Turn your passion into a brand

A photo of Ebun Olaloye, founder of Live Breathe Futbol

Ebun Olaloye has always loved soccer. As an undergraduate at Temple University, the Nigerian native played soccer every day. He even skipped classes to watch and play the sport. “I realized that soccer was a major part of my life, and I wanted to do something with it,” Olaloye recalls.

As his 21st birthday approached, Olaloye did just that. He created 21 t-shirts based on his love for soccer, put them for sale online, and marketed via Twitter. The shirts sold out in hours, and his passion brand Live Breathe Futbol was born.


“A passion brand is about doing something you’re so crazy about that the passion becomes a selling point for your business,” says Olaloye. “People see the energy, passion, and drive you have, and they want to be a part of your thing.”

And in fact, a lot of people have wanted to be a part of Olaloye’s brand. “We have people with our logos tattooed on them, which is the craziest thing ever,” says Olaloye.

Today, the brand has expanded to sell more than 32 clothing designs. It sponsors two amateur soccer teams and a futsal team, runs a showroom, airs a weekly podcast, and continues to grow.

To get this far, Olaloye needed a little help. First, he won a $5,000 grant from the FedEx Small Business Grant Contest to invest in his business. Next, he needed a mentor. He observed other successful entrepreneurs and became a fan of Richard Tait, the man who invented the board game Cranium. 

When he had the chance to meet Tait at a party, Olaloye flew across the country to attend. One conversation turned into a year-long opportunity where Olaloye says Tait mentored him and taught him the “soft knowledge you can’t learn in business school.” The knowledge he gained from Tait helped Olaloye push his Live Breathe Futbol brand forward.

5 tips for building a passion brand:

1. Deliver authenticity 
Olaloye says customers want a sense of authenticity from companies that market research can’t provide. When he first started, Olaloye was simply making the clothes he liked, not basing his product lines on trends. “It’s the best decision for a passion brand,” says Olaloye of trusting his instincts in designing products. “People see it’s real. It’s raw. They respond to that.”

2. Fail fast
Not every product Live Breathe Futbol has released has been a hit. The key, according to Olaloye, is to “fail fast and fail small.” When a product line doesn’t sell, he and his team adjust to the feedback quickly and move on.

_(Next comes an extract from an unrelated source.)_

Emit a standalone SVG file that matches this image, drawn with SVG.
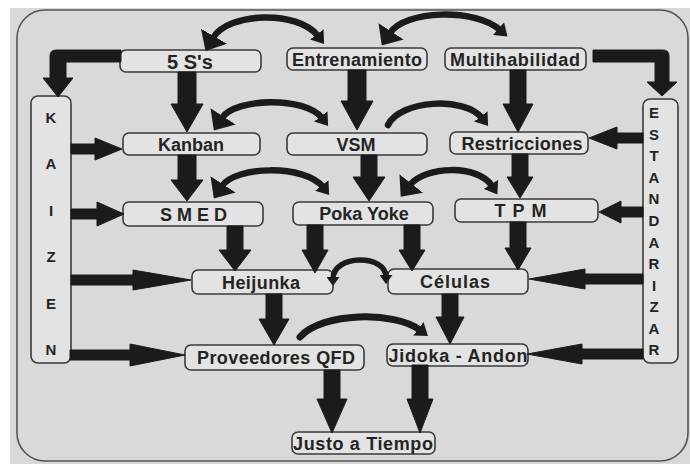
<svg xmlns="http://www.w3.org/2000/svg" width="690" height="464" viewBox="0 0 690 464">
  <style>
    .panel { fill: #d9d9d9; }
    .frame { fill: none; stroke: #555; stroke-width: 1.6; }
    .box { fill: #e3e3e3; stroke: #3a3a3a; stroke-width: 1.6; }
    .lbl { font-family: "Liberation Sans", Arial, sans-serif; font-weight: bold; font-size: 18px; fill: #242424; text-anchor: middle; }
    .vlbl { font-family: "Liberation Sans", Arial, sans-serif; font-weight: bold; font-size: 15px; fill: #242424; text-anchor: middle; }
    .blk { fill: #1b1b1b; stroke: #1b1b1b; stroke-width: 1; stroke-linejoin: round; }
    .arc { fill: none; stroke: #1b1b1b; stroke-width: 6.5; }
    .hd { fill: #1b1b1b; }
  </style>
  <defs>
    <marker id="hd-lg" viewBox="0 0 17 30" refX="2" refY="15" markerWidth="17" markerHeight="30" markerUnits="userSpaceOnUse" orient="auto-start-reverse">
      <path class="hd" d="M0,0 L17,15 L0,30 Z"/>
    </marker>
    <marker id="hd-sm" viewBox="0 0 12 17" refX="2" refY="8.5" markerWidth="12" markerHeight="17" markerUnits="userSpaceOnUse" orient="auto-start-reverse">
      <path class="hd" d="M0,0 L12,8.5 L0,17 Z"/>
    </marker>
    <marker id="hd-xs" viewBox="0 0 9 13" refX="2" refY="6.5" markerWidth="9" markerHeight="13" markerUnits="userSpaceOnUse" orient="auto-start-reverse">
      <path class="hd" d="M0,0 L9,6.5 L0,13 Z"/>
    </marker>
  </defs>

  <!-- background panel -->
  <rect class="panel" x="10" y="8" width="680" height="456"/>
  <rect class="frame" x="17" y="10" width="671" height="451" rx="28"/>

  <!-- side bars -->
  <g id="kaizen">
    <rect class="box" x="31" y="96" width="40" height="267" rx="7"/>
    <text class="vlbl" x="51" y="123">K</text>
    <text class="vlbl" x="51" y="169">A</text>
    <text class="vlbl" x="51" y="216">I</text>
    <text class="vlbl" x="51" y="262">Z</text>
    <text class="vlbl" x="51" y="309">E</text>
    <text class="vlbl" x="51" y="355">N</text>
  </g>
  <g id="estandarizar">
    <rect class="box" x="643" y="99" width="35" height="264" rx="7"/>
    <text class="vlbl" x="654" y="118">E</text>
    <text class="vlbl" x="654" y="140">S</text>
    <text class="vlbl" x="654" y="161">T</text>
    <text class="vlbl" x="654" y="183">A</text>
    <text class="vlbl" x="654" y="204">N</text>
    <text class="vlbl" x="654" y="226">D</text>
    <text class="vlbl" x="654" y="248">A</text>
    <text class="vlbl" x="654" y="269">R</text>
    <text class="vlbl" x="654" y="291">I</text>
    <text class="vlbl" x="654" y="312">Z</text>
    <text class="vlbl" x="654" y="334">A</text>
    <text class="vlbl" x="654" y="355">R</text>
  </g>

  <!-- process nodes -->
  <g id="n-5s">
    <rect class="box" x="120" y="50" width="141" height="22" rx="6"/>
    <text class="lbl" x="190" y="69" style="font-size:20px">5 S's</text>
  </g>
  <g id="n-entrenamiento">
    <rect class="box" x="287" y="48" width="140" height="22" rx="6"/>
    <text class="lbl" x="357" y="65.5" textLength="130">Entrenamiento</text>
  </g>
  <g id="n-multihabilidad">
    <rect class="box" x="445" y="48" width="141" height="22" rx="6"/>
    <text class="lbl" x="515" y="65.5" textLength="130">Multihabilidad</text>
  </g>
  <g id="n-kanban">
    <rect class="box" x="123" y="133" width="137" height="22" rx="6"/>
    <text class="lbl" x="191" y="150.5">Kanban</text>
  </g>
  <g id="n-vsm">
    <rect class="box" x="287" y="133" width="140" height="22" rx="6"/>
    <text class="lbl" x="356" y="150.5">VSM</text>
  </g>
  <g id="n-restricciones">
    <rect class="box" x="450" y="132" width="138" height="22" rx="6"/>
    <text class="lbl" x="522" y="149.5" textLength="121">Restricciones</text>
  </g>
  <g id="n-smed">
    <rect class="box" x="123" y="202" width="140" height="24" rx="6"/>
    <text class="lbl" x="196" y="220.5" style="letter-spacing:5px">SMED</text>
  </g>
  <g id="n-pokayoke">
    <rect class="box" x="293" y="202" width="140" height="23" rx="6"/>
    <text class="lbl" x="364" y="220">Poka Yoke</text>
  </g>
  <g id="n-tpm">
    <rect class="box" x="455" y="199" width="143" height="23" rx="6"/>
    <text class="lbl" x="524" y="217" style="letter-spacing:7px">TPM</text>
  </g>
  <g id="n-heijunka">
    <rect class="box" x="192" y="270" width="141" height="24" rx="6"/>
    <text class="lbl" x="261" y="288.5" textLength="78">Heijunka</text>
  </g>
  <g id="n-celulas">
    <rect class="box" x="388" y="269" width="140" height="25" rx="6"/>
    <text class="lbl" x="455" y="288" textLength="70">Células</text>
  </g>
  <g id="n-proveedores">
    <rect class="box" x="185" y="345" width="179" height="25" rx="6"/>
    <text class="lbl" x="276" y="364" textLength="158">Proveedores QFD</text>
  </g>
  <g id="n-jidoka">
    <rect class="box" x="387" y="344" width="141" height="22" rx="6"/>
    <text class="lbl" x="458" y="361.5" textLength="139">Jidoka - Andon</text>
  </g>
  <g id="n-justo">
    <rect class="box" x="292" y="432" width="143" height="22" rx="6"/>
    <text class="lbl" x="363" y="449.5" textLength="140">Justo a Tiempo</text>
  </g>

  <!-- connectors -->
  <g id="connectors">
    <!-- elbow arrows into the side bars -->
    <path class="blk" d="M121,50 H56 Q50,50 50,56 V78 H43 L58,97 L73,78 H66 V62 H121 Z"/>
    <path class="blk" d="M593,50 H663 Q669,50 669,56 V82 H677 L662,96 L647,82 H655 V62 H593 Z"/>

    <!-- downward block arrows -->
    <path class="blk" d="M178,72 H196 V104 H203 L187,132 L171,104 H178 Z"/>
    <path class="blk" d="M348,70 H366 V101 H373 L357,130 L341,101 H348 Z"/>
    <path class="blk" d="M510,70 H526 V104 H533 L518,132 L503,104 H510 Z"/>
    <path class="blk" d="M178,155 H196 V180 H203 L187,201 L171,180 H178 Z"/>
    <path class="blk" d="M361,155 H377 V177 H385 L369,201 L353,177 H361 Z"/>
    <path class="blk" d="M512,154 H528 V177 H533 L520,198 L507,177 H512 Z"/>
    <path class="blk" d="M227,226 H243 V250 H251 L235,271 L219,250 H227 Z"/>
    <path class="blk" d="M307,225 H323 V250 H328 L315,273 L302,250 H307 Z"/>
    <path class="blk" d="M404,225 H420 V250 H425 L412,271 L399,250 H404 Z"/>
    <path class="blk" d="M510,222 H526 V248 H531 L518,270 L505,248 H510 Z"/>
    <path class="blk" d="M266,294 H282 V319 H289 L274,345 L259,319 H266 Z"/>
    <path class="blk" d="M442,294 H458 V317 H464 L450,344 L436,317 H442 Z"/>
    <path class="blk" d="M324,370 H340 V399 H347 L332,433 L317,399 H324 Z"/>
    <path class="blk" d="M412,365 H428 V399 H433 L420,433 L407,399 H412 Z"/>

    <!-- from KAIZEN -->
    <path class="blk" d="M71,144 H95 V138 L122,149 L95,160 V154 H71 Z"/>
    <path class="blk" d="M71,209 H97 V202 L124,214 L97,226 V219 H71 Z"/>
    <path class="blk" d="M71,275 H133 V270 L191,280 L133,290 V285 H71 Z"/>
    <path class="blk" d="M70,350 H130 V344 L185,355 L130,366 V360 H70 Z"/>

    <!-- from ESTANDARIZAR -->
    <path class="blk" d="M643,133 H617 V127 L589,138 L617,149 V143 H643 Z"/>
    <path class="blk" d="M643,207 H621 V201 L599,212 L621,223 V217 H643 Z"/>
    <path class="blk" d="M643,274 H585 V269 L529,279 L585,289 V284 H643 Z"/>
    <path class="blk" d="M643,349 H582 V344 L527,354 L582,364 V359 H643 Z"/>

    <!-- curved links between neighbouring nodes -->
    <path class="arc" d="M213,38 C228,12 298,10 318,36" marker-start="url(#hd-lg)" marker-end="url(#hd-sm)"/>
    <path class="arc" d="M390,33 C405,10 475,8 500,30" marker-start="url(#hd-lg)" marker-end="url(#hd-sm)"/>
    <path class="arc" d="M222,118 C235,98 305,96 322,118" marker-start="url(#hd-lg)" marker-end="url(#hd-sm)"/>
    <path class="arc" d="M388,125 C400,100 465,96 482,118" stroke-linecap="round" marker-end="url(#hd-sm)"/>
    <path class="arc" d="M222,186 C235,166 305,164 323,187" marker-start="url(#hd-lg)" marker-end="url(#hd-sm)"/>
    <path class="arc" d="M410,185 C425,166 478,164 492,186" marker-start="url(#hd-lg)" marker-end="url(#hd-sm)"/>
    <path class="arc" d="M333,279 C333,254 386,254 386,277" style="stroke-width:5.5" marker-start="url(#hd-xs)" marker-end="url(#hd-xs)"/>
    <path class="arc" d="M300,337 C322,312 395,311 420,330" stroke-linecap="round" style="stroke-width:7" marker-end="url(#hd-sm)"/>
  </g>
</svg>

3. Seek out customer experience
An important part of “failing fast” is getting customer feedback in real time. Olaloye has created a focus group that provides opinions on which products will sell and which won’t. What started off as a focus group of three or four buddies has grown into a group of 75 to 100 customers who provide honest feedback on upcoming clothing designs.

He sends personalized emails to each person along with an online survey with specific questions. Olaloye says their opinions have proven invaluable in directing his product lines.

4. Market smart
Olaloye says the initial excitement for one of his new lines lasts about a week after launch. He jumps on that wave of enthusiasm to market his products heavily via email and social media — especially Instagram due to its visual nature. Customers respond by buying more products.

Additionally, Live Breathe Futbol leverages paid advertising to promote its clothing lines. Olaloye makes the most of a limited ad budget by choosing to promote one product within a line that is performing above average.

He then retargets his ads at customers after they have visited his website, placed a Live Breathe Futbol item in their shopping carts, or otherwise interacted with the brand. Repeat visitors are more likely to make a purchase, according to Olaloye.

5. Be relevant and create urgency
“Whenever something big happens in the soccer space, we capitalize on that,” says Olaloye. For example, when a soccer player recently retired, Live Breathe Futbol sold a commemorative t-shirt on pre-order. Selling a limited-edition item around a moment in time that was important to his customers drove sales.

Also, he looks for opportunities to create a sense of urgency among his customers through the perceived exclusivity and scarcity of his clothing items. One tactic he has used to create this urgency is collaborating directly with soccer teams to create limited-edition, co-branded lines that are only sold at home games. The limited availability of the item that is tied to a customer passion point drives sales.